To do: In the material below, count the lines with the word "chart" and state that number only.

Source excerpt:
>>>>
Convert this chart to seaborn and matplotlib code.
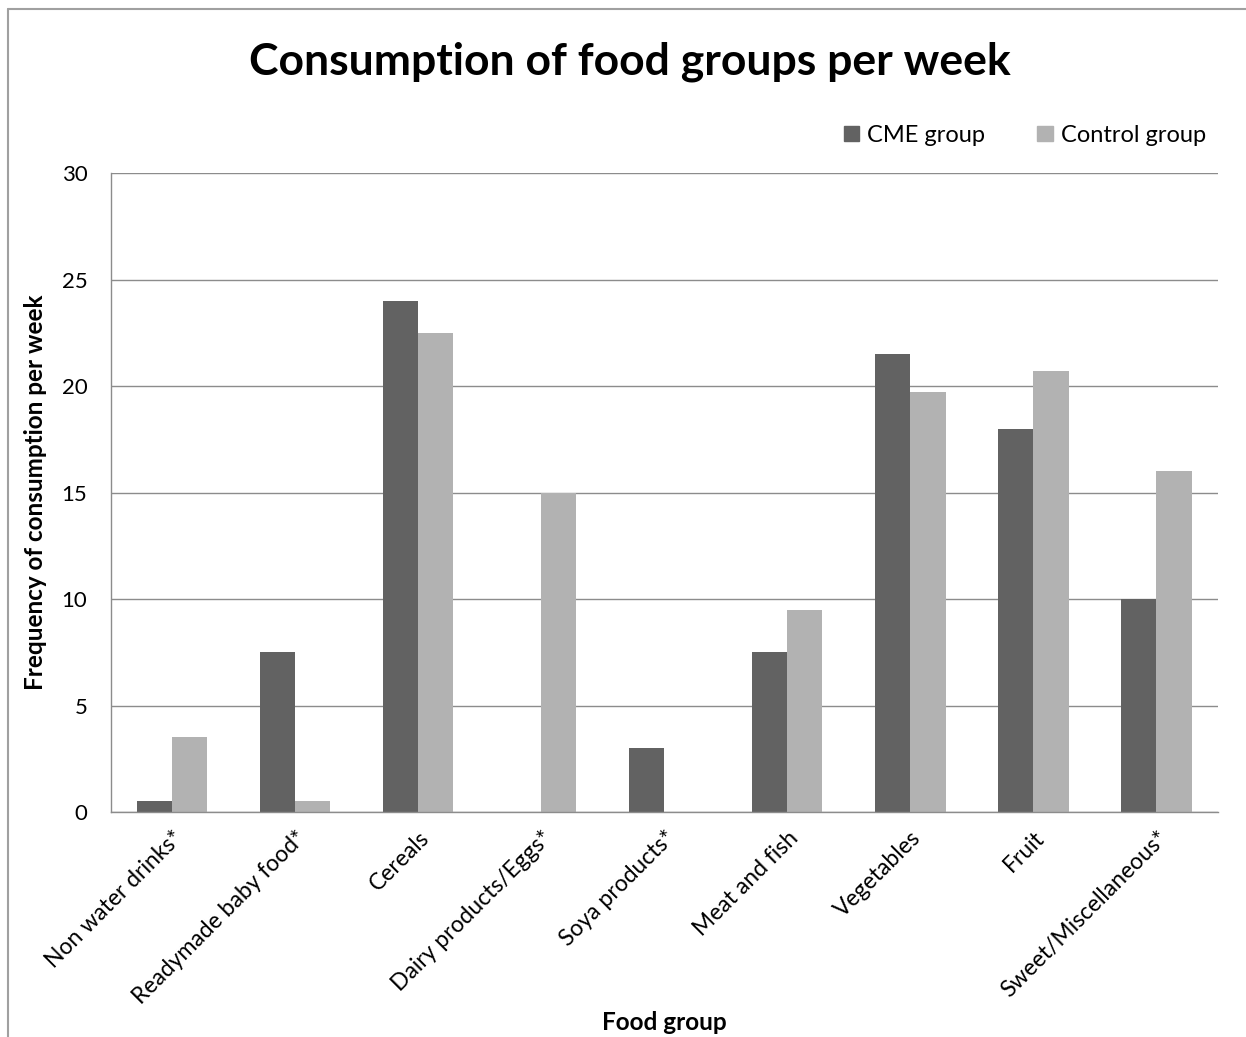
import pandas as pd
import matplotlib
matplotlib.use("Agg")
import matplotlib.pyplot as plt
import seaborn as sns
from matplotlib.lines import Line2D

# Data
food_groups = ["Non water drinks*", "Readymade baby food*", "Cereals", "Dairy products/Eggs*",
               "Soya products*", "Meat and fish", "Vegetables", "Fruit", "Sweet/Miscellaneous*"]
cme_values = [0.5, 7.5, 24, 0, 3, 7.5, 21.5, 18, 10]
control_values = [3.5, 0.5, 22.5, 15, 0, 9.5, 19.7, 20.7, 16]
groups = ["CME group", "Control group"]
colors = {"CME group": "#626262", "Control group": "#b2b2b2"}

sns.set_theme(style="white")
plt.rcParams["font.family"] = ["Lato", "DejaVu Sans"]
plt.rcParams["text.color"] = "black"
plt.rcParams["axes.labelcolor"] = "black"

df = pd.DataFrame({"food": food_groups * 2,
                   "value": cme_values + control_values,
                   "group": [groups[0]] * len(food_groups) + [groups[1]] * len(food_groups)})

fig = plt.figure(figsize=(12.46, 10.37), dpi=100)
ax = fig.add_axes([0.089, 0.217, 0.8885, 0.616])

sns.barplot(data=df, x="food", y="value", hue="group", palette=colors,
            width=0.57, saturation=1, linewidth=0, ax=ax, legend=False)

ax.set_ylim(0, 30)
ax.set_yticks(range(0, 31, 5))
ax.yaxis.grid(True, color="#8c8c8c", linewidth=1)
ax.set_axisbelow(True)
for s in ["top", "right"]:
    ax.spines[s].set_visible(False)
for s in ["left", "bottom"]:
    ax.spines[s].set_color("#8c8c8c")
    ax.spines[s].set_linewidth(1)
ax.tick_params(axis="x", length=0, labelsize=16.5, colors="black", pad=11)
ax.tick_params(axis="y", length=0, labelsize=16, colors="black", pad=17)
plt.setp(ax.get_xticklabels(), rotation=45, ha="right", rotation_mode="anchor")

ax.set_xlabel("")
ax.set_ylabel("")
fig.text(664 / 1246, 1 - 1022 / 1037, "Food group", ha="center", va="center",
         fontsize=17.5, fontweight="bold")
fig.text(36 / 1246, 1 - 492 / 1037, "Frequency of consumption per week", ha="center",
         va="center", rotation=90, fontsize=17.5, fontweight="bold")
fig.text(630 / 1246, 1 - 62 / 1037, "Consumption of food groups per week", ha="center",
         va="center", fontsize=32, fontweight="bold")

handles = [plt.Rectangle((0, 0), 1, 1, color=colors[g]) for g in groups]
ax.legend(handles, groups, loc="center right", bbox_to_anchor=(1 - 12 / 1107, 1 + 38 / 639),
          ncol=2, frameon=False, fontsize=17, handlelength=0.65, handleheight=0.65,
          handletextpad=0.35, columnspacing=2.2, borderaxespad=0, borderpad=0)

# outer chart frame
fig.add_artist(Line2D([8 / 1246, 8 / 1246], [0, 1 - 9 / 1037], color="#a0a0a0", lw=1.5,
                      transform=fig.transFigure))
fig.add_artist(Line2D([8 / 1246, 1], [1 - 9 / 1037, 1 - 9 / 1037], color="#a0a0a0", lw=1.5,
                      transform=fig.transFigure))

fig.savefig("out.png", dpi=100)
<<<<
Answer to this problem: 2